Subsequently, legislative leaders invited Craig Holt, a nationally recognized expert on results-based budgeting, and Cheryl Frasca, an experienced Alaskan, to work with the House and Senate Finance committees to develop missions and measures for state government. Following that training, then Senate Finance Co-Chair Drue Pearce took the bold step of assigning Finance subcommittees to draft specific missions and measures for state departments. The legislative budget subcommittees completed drafting several missions and measures for each department in this 1998 effort.

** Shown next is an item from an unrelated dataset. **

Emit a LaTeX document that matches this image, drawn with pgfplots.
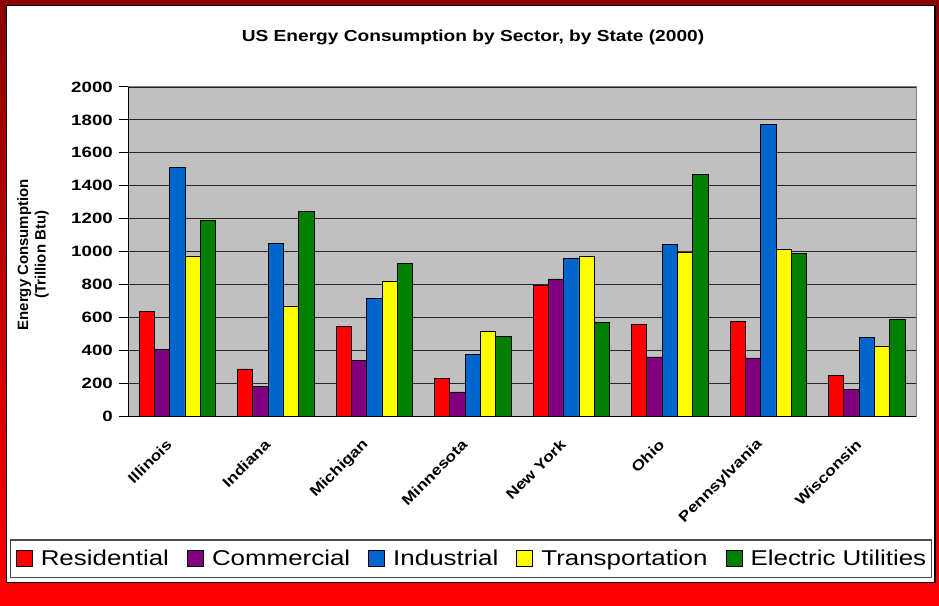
\documentclass[border=0pt]{standalone}
\usepackage{pgfplots}
\pgfplotsset{compat=1.18}
\usepackage{graphicx}
\usepackage{fontspec}
\setmainfont{Liberation Sans}
\definecolor{cRes}{HTML}{FF0000}
\definecolor{cCom}{HTML}{800080}
\definecolor{cInd}{HTML}{0066CC}
\definecolor{cTra}{HTML}{FFFF00}
\definecolor{cEle}{HTML}{008000}
\definecolor{plotgray}{HTML}{C0C0C0}
\definecolor{framedark}{HTML}{8A0000}
\newcommand{\sx}[1]{\scalebox{1.25}[1]{#1}}
\newcommand{\lx}[1]{\scalebox{1.21}[1]{#1}}
\newcommand{\tx}[1]{\scalebox{1.2}[1]{#1}}
\begin{document}
\begin{tikzpicture}
\shade[top color=framedark, bottom color=red] (0,0) rectangle (939bp,606bp);
\draw[fill=white, draw=black, line width=1.5bp] (6.5bp,23.5bp) rectangle (935bp,600.5bp);
\draw[fill=white, draw=black!70, line width=1.2bp] (10.5bp,28.5bp) rectangle (931.5bp,66bp);
\begin{axis}[
  at={(128bp,190bp)}, anchor=south west,
  scale only axis, width=788bp, height=329bp,
  xmin=-0.5, xmax=7.5, ymin=0, ymax=2000,
  axis x line*=bottom, axis y line*=left,
  axis line style={black, line width=1bp},
  axis background/.style={fill=plotgray, draw=gray, line width=1bp},
  ybar, bar width=15.3bp,
  ytick={0,200,...,2000},
  yticklabel={\sx{\pgfmathprintnumber[assume math mode=true, 1000 sep={}]{\tick}}},
  yticklabel style={font=\fontsize{15}{18}\selectfont\bfseries, inner sep=0pt, xshift=-6bp},
  ymajorgrids, grid style={black!85, line width=0.8bp},
  xtick={0,...,7},
  xticklabels={\tx{Illinois},\tx{Indiana},\tx{Michigan},\tx{Minnesota},\tx{New York},\tx{Ohio},\tx{Pennsylvania},\tx{Wisconsin}},
  xticklabel style={font=\fontsize{14.5}{17}\selectfont\bfseries, xshift=-8bp, yshift=-17bp, rotate=45, anchor=east, inner sep=0pt},
  xtick style={draw=none},
  minor xtick={-0.5,0.5,...,7.5},
  tick align=outside, major tick length=9bp, minor tick length=5bp,
  tick style={black, line width=1bp},
  title={\tx{US Energy Consumption by Sector, by State (2000)}},
  title style={at={(rel axis cs:0.4378,1.134)}, anchor=center, font=\fontsize{16}{19}\selectfont\bfseries},
  ylabel={Energy Consumption\\(Trillion Btu)},
  every axis y label/.style={at={(rel axis cs:-0.1205,0.49)}, rotate=90, anchor=center, align=center, font=\fontsize{15}{17.5}\selectfont\bfseries},
  legend columns=5,
  legend style={at={(rel axis cs:0.4353,-0.434)}, anchor=center, draw=none, fill=none,
    font=\fontsize{21.5}{26}\selectfont,
    nodes={inner sep=0pt, anchor=west},
    /tikz/every odd column/.append style={column sep=8bp},
    /tikz/every even column/.append style={column sep=18bp}},
  legbox/.style={legend image code/.code={\draw[##1, draw=black, line width=1bp] (0bp,-8bp) rectangle (16bp,8bp);}},
  after end axis/.code={\draw[gray, line width=1bp] (rel axis cs:0,1) -- (rel axis cs:1,1) -- (rel axis cs:1,0);},
]
\addplot[fill=cRes, draw=black, line width=0.8bp, bar shift=-30.6bp, legbox] coordinates {(0,636) (1,286) (2,543) (3,227) (4,796) (5,559) (6,577) (7,245)};
\addlegendentry{\lx{Residential}}
\addplot[fill=cCom, draw=black, line width=0.8bp, bar shift=-15.3bp, legbox] coordinates {(0,407) (1,180) (2,336) (3,146) (4,833) (5,359) (6,353) (7,162)};
\addlegendentry{\lx{Commercial}}
\addplot[fill=cInd, draw=black, line width=0.8bp, bar shift=0bp, legbox] coordinates {(0,1512) (1,1050) (2,715) (3,375) (4,956) (5,1044) (6,1775) (7,478)};
\addlegendentry{\lx{Industrial}}
\addplot[fill=cTra, draw=black, line width=0.8bp, bar shift=15.3bp, legbox] coordinates {(0,973) (1,667) (2,821) (3,515) (4,968) (5,997) (6,1011) (7,424)};
\addlegendentry{\lx{Transportation}}
\addplot[fill=cEle, draw=black, line width=0.8bp, bar shift=30.6bp, legbox] coordinates {(0,1190) (1,1244) (2,930) (3,484) (4,569) (5,1467) (6,989) (7,588)};
\addlegendentry{\lx{Electric Utilities}}
\end{axis}
\end{tikzpicture}
\end{document}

The Finance Committees' 1998 work in writing missions and measures for some state agencies was incorporated into the operating budget bill as intent language. The legislative leadership realized it was important to tie the results the legislature was trying to achieve on behalf of the people to the actual appropriations. The fear was that if missions and measures were passed in a bill separate from the actual budget bill, the missions and measures would simply become another document left on the shelf of time rather than becoming an integral part of the budget.

While the governor and his commissioners worked more closely with the legislature this time, and publicly endorsed the goal, the governor vetoed the intent language containing the missions and measures, while accepting the appropriations.

As the Finance Committees worked with the Administration on missions and measures, Senator Parnell filed and passed his third piece of legislation to require budgeting for results. That bill passed and was signed into law by the governor in 1998, the same year the governor vetoed the missions and measures out of the operating budget bill.

Starting with the next session in 1999, the Republican-led Majority began an intensive, cooperative effort to develop missions and measures with which the Administration could agree. After repeated drafts and exhaustive subcommittee meetings, legislators, commissioners and even division directors came to agreement on missions and some measures.

The resulting Senate Bill 169 established missions for all departments and divisions, plus some measures, for fiscal year 2000. Senate President Drue Pearce declared that the bill "... enabled budget subcommittees to point back at substantive law, and hold agencies accountable for results that were jointly negotiated and agreed to by the various departments during budget negotiations."

In 2000, the Alaska Legislature passed SB 281, which substantially completed writing missions and measures for every division and every major program of state government. For example, the mission of the state health department's Division of Public Assistance is "to promote self-sufficiency and provide basic living expenses to Alaskans in need." Some of the measures include: job retention rates among adult welfare recipients; the percentage of adults leaving welfare rolls for jobs; the percentage of welfare recipients also earning income; and the accuracy rate for welfare and food stamp payments.

Missions and measures are already taking hold in Alaska State government. The State of Alaska web page, which includes sites for each department, prominently features departmental missions, including a checklist showing how well each department is meeting its performance measures. It is anticipated that next year's legislative budget subcommittees will continue the work by analyzing the agencies' efficiencies and effectiveness against the measures.

Because the current governor still opposes incorporating the actual missions and measures into the operating budget bill, the Legislature intends to publish a booklet for the public containing a compilation of the budget with the missions and measures incorporated into it. This citizen-friendly publication of the state budget, that presents state department budgets alongside their missions and measures, will enable Alaskans to see exactly where state dollars are targeted, and what measures the Legislature will use to ensure accountability to the public.

The Legislature has recognized that budgeting is about more than just the numbers. It is about how well the money is being spent on behalf of the people. If used to its fullest, results-based budgeting is a significant and powerful tool for good.